■ Problem to work on ■
Return every line below as is, leaving out the pictures.

===== Supplied material =====

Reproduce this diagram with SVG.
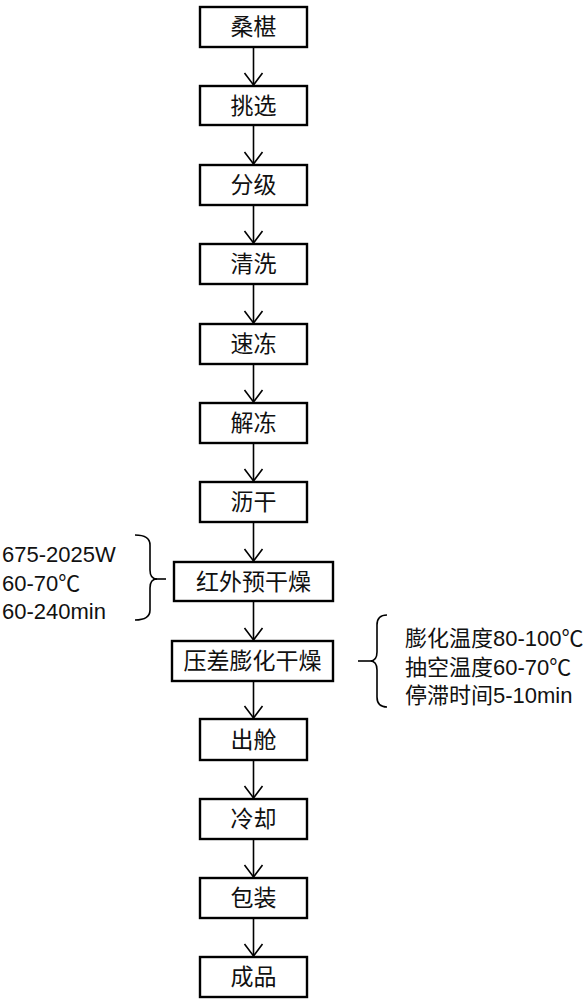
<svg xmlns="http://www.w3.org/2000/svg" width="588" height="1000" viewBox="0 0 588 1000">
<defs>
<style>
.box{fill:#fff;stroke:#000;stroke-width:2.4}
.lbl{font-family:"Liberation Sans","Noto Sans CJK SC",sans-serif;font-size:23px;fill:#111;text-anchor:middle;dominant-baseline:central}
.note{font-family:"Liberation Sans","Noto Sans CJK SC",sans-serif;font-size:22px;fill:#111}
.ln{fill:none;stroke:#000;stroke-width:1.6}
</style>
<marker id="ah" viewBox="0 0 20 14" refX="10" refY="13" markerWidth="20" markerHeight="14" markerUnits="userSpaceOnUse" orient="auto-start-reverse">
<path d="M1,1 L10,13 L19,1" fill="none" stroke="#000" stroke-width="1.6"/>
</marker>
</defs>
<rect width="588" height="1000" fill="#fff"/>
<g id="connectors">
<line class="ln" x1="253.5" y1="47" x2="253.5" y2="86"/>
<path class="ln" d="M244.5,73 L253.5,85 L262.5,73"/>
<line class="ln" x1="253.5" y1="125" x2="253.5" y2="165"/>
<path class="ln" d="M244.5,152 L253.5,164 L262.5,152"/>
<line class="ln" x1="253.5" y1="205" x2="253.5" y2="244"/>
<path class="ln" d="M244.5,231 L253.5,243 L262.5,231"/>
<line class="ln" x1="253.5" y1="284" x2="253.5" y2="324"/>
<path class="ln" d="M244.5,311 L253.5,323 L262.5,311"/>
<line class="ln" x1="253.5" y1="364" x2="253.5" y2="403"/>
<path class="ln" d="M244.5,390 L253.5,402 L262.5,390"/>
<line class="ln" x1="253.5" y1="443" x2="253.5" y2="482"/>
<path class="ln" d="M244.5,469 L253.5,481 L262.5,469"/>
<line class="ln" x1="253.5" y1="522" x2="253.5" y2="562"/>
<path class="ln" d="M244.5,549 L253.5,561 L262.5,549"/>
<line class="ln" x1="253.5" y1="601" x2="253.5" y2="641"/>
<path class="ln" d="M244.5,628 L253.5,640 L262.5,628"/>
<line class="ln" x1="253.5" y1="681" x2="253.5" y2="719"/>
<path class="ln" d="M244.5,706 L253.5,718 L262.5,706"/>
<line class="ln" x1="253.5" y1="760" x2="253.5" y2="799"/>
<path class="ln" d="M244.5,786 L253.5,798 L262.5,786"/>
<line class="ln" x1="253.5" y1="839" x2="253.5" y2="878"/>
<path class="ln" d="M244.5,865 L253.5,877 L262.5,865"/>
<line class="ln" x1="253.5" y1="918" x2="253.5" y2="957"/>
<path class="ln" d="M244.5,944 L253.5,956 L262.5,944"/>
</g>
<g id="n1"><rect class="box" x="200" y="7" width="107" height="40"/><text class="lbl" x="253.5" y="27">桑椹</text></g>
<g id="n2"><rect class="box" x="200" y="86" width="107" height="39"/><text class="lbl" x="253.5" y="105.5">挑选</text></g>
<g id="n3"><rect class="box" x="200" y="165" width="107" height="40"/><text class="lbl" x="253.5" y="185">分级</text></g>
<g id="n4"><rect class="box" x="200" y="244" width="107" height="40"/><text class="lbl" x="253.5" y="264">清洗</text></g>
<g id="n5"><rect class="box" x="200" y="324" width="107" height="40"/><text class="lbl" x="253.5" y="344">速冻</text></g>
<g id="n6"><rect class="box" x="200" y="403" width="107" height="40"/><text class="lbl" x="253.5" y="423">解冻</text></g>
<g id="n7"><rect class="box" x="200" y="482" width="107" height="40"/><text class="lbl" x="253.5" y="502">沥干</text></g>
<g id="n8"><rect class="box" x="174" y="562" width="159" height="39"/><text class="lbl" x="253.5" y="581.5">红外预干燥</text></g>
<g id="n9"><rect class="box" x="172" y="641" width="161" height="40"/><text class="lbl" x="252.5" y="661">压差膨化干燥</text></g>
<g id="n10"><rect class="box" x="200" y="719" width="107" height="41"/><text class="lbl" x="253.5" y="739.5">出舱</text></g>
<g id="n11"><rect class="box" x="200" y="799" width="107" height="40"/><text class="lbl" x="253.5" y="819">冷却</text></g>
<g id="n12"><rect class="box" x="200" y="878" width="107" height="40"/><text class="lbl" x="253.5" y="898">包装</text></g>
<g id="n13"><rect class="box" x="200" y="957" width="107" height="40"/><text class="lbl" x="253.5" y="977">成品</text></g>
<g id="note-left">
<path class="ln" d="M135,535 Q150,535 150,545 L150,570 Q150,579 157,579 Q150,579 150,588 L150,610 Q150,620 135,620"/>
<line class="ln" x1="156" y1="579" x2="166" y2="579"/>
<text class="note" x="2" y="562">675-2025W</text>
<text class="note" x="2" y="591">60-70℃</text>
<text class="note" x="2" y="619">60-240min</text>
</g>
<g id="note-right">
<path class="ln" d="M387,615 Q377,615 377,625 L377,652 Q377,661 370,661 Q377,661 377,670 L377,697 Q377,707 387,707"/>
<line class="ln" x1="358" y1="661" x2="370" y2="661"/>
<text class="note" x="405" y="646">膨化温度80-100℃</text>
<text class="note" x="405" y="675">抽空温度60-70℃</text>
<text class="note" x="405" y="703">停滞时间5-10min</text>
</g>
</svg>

=====

■ Final answer ■
Reproduce this diagram with SVG.
<svg xmlns="http://www.w3.org/2000/svg" width="588" height="1000" viewBox="0 0 588 1000">
<defs>
<style>
.box{fill:#fff;stroke:#000;stroke-width:2.4}
.lbl{font-family:"Liberation Sans","Noto Sans CJK SC",sans-serif;font-size:23px;fill:#111;text-anchor:middle;dominant-baseline:central}
.note{font-family:"Liberation Sans","Noto Sans CJK SC",sans-serif;font-size:22px;fill:#111}
.ln{fill:none;stroke:#000;stroke-width:1.6}
</style>
<marker id="ah" viewBox="0 0 20 14" refX="10" refY="13" markerWidth="20" markerHeight="14" markerUnits="userSpaceOnUse" orient="auto-start-reverse">
<path d="M1,1 L10,13 L19,1" fill="none" stroke="#000" stroke-width="1.6"/>
</marker>
</defs>
<rect width="588" height="1000" fill="#fff"/>
<g id="connectors">
<line class="ln" x1="253.5" y1="47" x2="253.5" y2="86"/>
<path class="ln" d="M244.5,73 L253.5,85 L262.5,73"/>
<line class="ln" x1="253.5" y1="125" x2="253.5" y2="165"/>
<path class="ln" d="M244.5,152 L253.5,164 L262.5,152"/>
<line class="ln" x1="253.5" y1="205" x2="253.5" y2="244"/>
<path class="ln" d="M244.5,231 L253.5,243 L262.5,231"/>
<line class="ln" x1="253.5" y1="284" x2="253.5" y2="324"/>
<path class="ln" d="M244.5,311 L253.5,323 L262.5,311"/>
<line class="ln" x1="253.5" y1="364" x2="253.5" y2="403"/>
<path class="ln" d="M244.5,390 L253.5,402 L262.5,390"/>
<line class="ln" x1="253.5" y1="443" x2="253.5" y2="482"/>
<path class="ln" d="M244.5,469 L253.5,481 L262.5,469"/>
<line class="ln" x1="253.5" y1="522" x2="253.5" y2="562"/>
<path class="ln" d="M244.5,549 L253.5,561 L262.5,549"/>
<line class="ln" x1="253.5" y1="601" x2="253.5" y2="641"/>
<path class="ln" d="M244.5,628 L253.5,640 L262.5,628"/>
<line class="ln" x1="253.5" y1="681" x2="253.5" y2="719"/>
<path class="ln" d="M244.5,706 L253.5,718 L262.5,706"/>
<line class="ln" x1="253.5" y1="760" x2="253.5" y2="799"/>
<path class="ln" d="M244.5,786 L253.5,798 L262.5,786"/>
<line class="ln" x1="253.5" y1="839" x2="253.5" y2="878"/>
<path class="ln" d="M244.5,865 L253.5,877 L262.5,865"/>
<line class="ln" x1="253.5" y1="918" x2="253.5" y2="957"/>
<path class="ln" d="M244.5,944 L253.5,956 L262.5,944"/>
</g>
<g id="n1"><rect class="box" x="200" y="7" width="107" height="40"/><text class="lbl" x="253.5" y="27">桑椹</text></g>
<g id="n2"><rect class="box" x="200" y="86" width="107" height="39"/><text class="lbl" x="253.5" y="105.5">挑选</text></g>
<g id="n3"><rect class="box" x="200" y="165" width="107" height="40"/><text class="lbl" x="253.5" y="185">分级</text></g>
<g id="n4"><rect class="box" x="200" y="244" width="107" height="40"/><text class="lbl" x="253.5" y="264">清洗</text></g>
<g id="n5"><rect class="box" x="200" y="324" width="107" height="40"/><text class="lbl" x="253.5" y="344">速冻</text></g>
<g id="n6"><rect class="box" x="200" y="403" width="107" height="40"/><text class="lbl" x="253.5" y="423">解冻</text></g>
<g id="n7"><rect class="box" x="200" y="482" width="107" height="40"/><text class="lbl" x="253.5" y="502">沥干</text></g>
<g id="n8"><rect class="box" x="174" y="562" width="159" height="39"/><text class="lbl" x="253.5" y="581.5">红外预干燥</text></g>
<g id="n9"><rect class="box" x="172" y="641" width="161" height="40"/><text class="lbl" x="252.5" y="661">压差膨化干燥</text></g>
<g id="n10"><rect class="box" x="200" y="719" width="107" height="41"/><text class="lbl" x="253.5" y="739.5">出舱</text></g>
<g id="n11"><rect class="box" x="200" y="799" width="107" height="40"/><text class="lbl" x="253.5" y="819">冷却</text></g>
<g id="n12"><rect class="box" x="200" y="878" width="107" height="40"/><text class="lbl" x="253.5" y="898">包装</text></g>
<g id="n13"><rect class="box" x="200" y="957" width="107" height="40"/><text class="lbl" x="253.5" y="977">成品</text></g>
<g id="note-left">
<path class="ln" d="M135,535 Q150,535 150,545 L150,570 Q150,579 157,579 Q150,579 150,588 L150,610 Q150,620 135,620"/>
<line class="ln" x1="156" y1="579" x2="166" y2="579"/>
<text class="note" x="2" y="562">675-2025W</text>
<text class="note" x="2" y="591">60-70℃</text>
<text class="note" x="2" y="619">60-240min</text>
</g>
<g id="note-right">
<path class="ln" d="M387,615 Q377,615 377,625 L377,652 Q377,661 370,661 Q377,661 377,670 L377,697 Q377,707 387,707"/>
<line class="ln" x1="358" y1="661" x2="370" y2="661"/>
<text class="note" x="405" y="646">膨化温度80-100℃</text>
<text class="note" x="405" y="675">抽空温度60-70℃</text>
<text class="note" x="405" y="703">停滞时间5-10min</text>
</g>
</svg>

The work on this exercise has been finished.